Even though ‘Jo,’ ‘Carry,’ ‘Oroma Baby’ and ‘Dirty’ ooze hit signature if they are properly serviced, they are slightly beset by similar trappings. Nonetheless, ‘Rave and Roses’ will eventually be judged on how it ages and the amount of hits it produces. From all indications, Rema’s debut could produce at least four more hits, and it’s likely to age like fine wine.
The flow and technique across the album is still significantly one-dimensional, but a listener tends to judge the album from the pop gaze, which then focuses on its strengths and the individual qualities of a lot of its songs.
A lot of its critics will play it again in some months or some years, and suddenly appreciate it, because it’s built on the art of Pop music and lamba. For that, it’s similar to Made In Lagos beyond the horns on ‘Down.’ ‘Rave and Roses’ is a similarly imperfect/flawed album, elevated by time.
That said, ‘Mara’ sounds like a filler that the album wouldn’t have missed, had it been cut. ‘Time N Affection’ only gets a pass because of Chris Brown’s streaming pull.
This Sunday, Rema will grace Africa Now on Apple Music Radio to chat with Lootlove. During the chat, he speaks about his ‘sound,’ Afro-rave, “I feel like my sound is destined to unlock territories. I’ve been blessed with the gift of sound, and it’s very easy for me. When I walk in the studio, I’m pretty sure I leave with a banger. That’s why the first word I say before I attack a beat is “another banger,” like I don’t even care however the song goes, I don’t know how it is gonna go, I just say it and I go for it…”
First off, even Rema couldn’t describe what Afro-Rave is, because there is absolutely nothing like Afro-Rave. He only describes his ability to make hits. This album is built on Dancehall, Bashment, Ragga, Afro-Pop, R&B and Electronic. There’s nothing new here and Rema hasn’t created a genre. There is no new style here, neither is there a rave element.
‘Afro-Rave’ a fickle figment of egotism, brought on by an artist’s need to feel like he’s doing something unique and new. Even if you sound unique, it’s not enough to create a whole new genre.
It’s good music that will age well, and that’s about it.
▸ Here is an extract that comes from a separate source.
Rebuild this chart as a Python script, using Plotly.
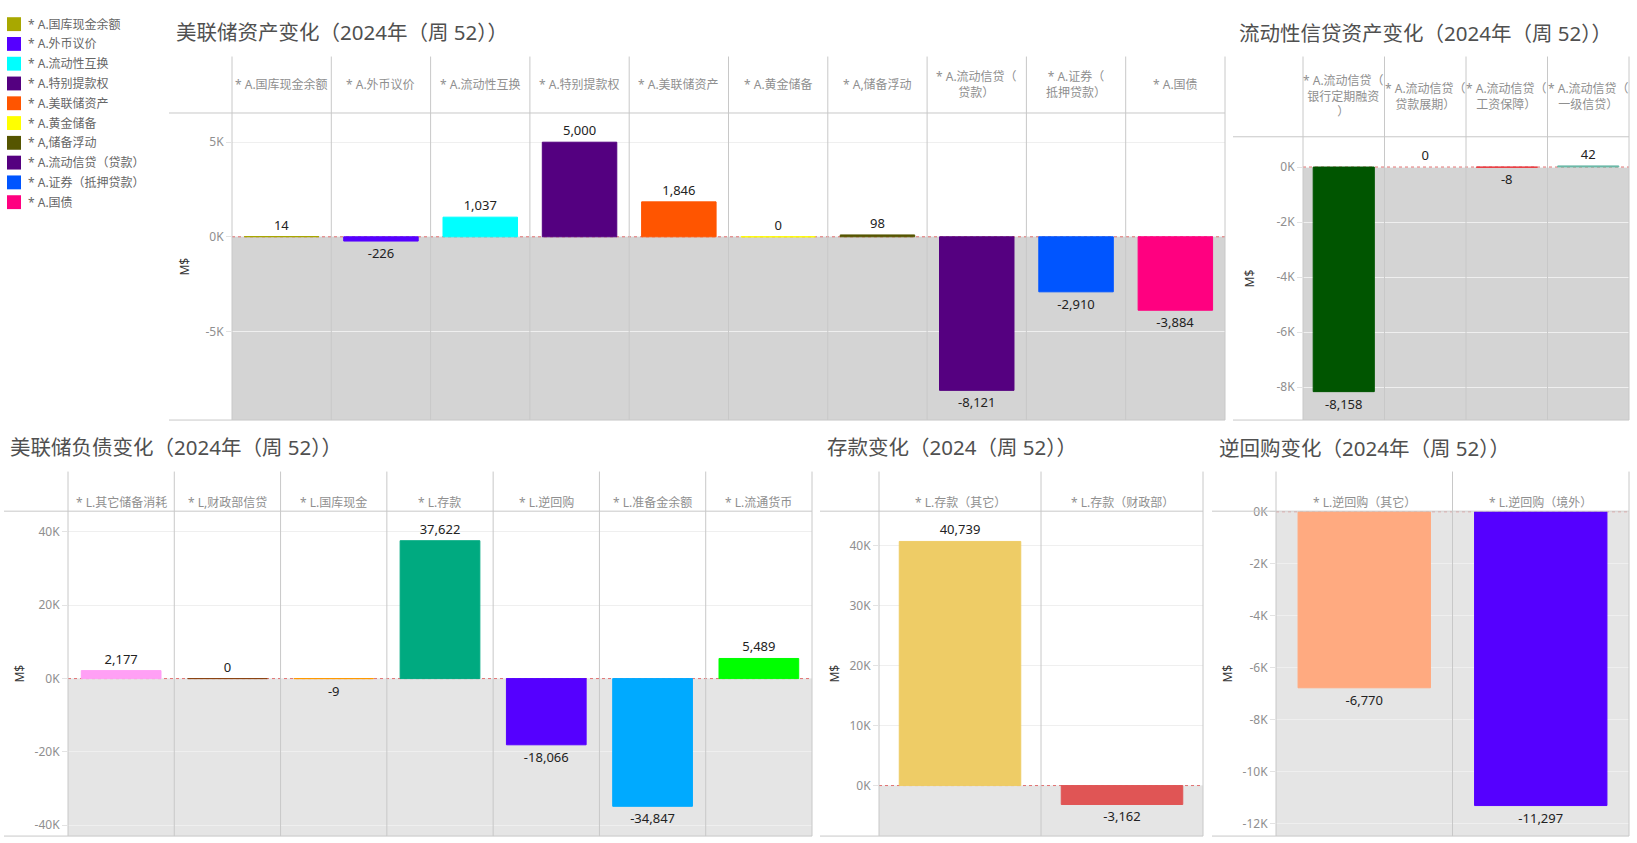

Kudos to Rema, his team and the MAVIN team for this one. They could have easily been crushed by the weight of expectation, but this album is more likely to be a win than not. A lot of thought went into it, and they will reap handsome benefits from an album with strong appeal to both the home front and the international front.
They stuck to what works and aimed to weave a good album experience around it, while some of those things are stretched a little further to improve the listener’s experience.
Regardless of how good this album is, Rema is still capable of better and greater things. There’s greatness in him, and he needs to be humble enough to find it.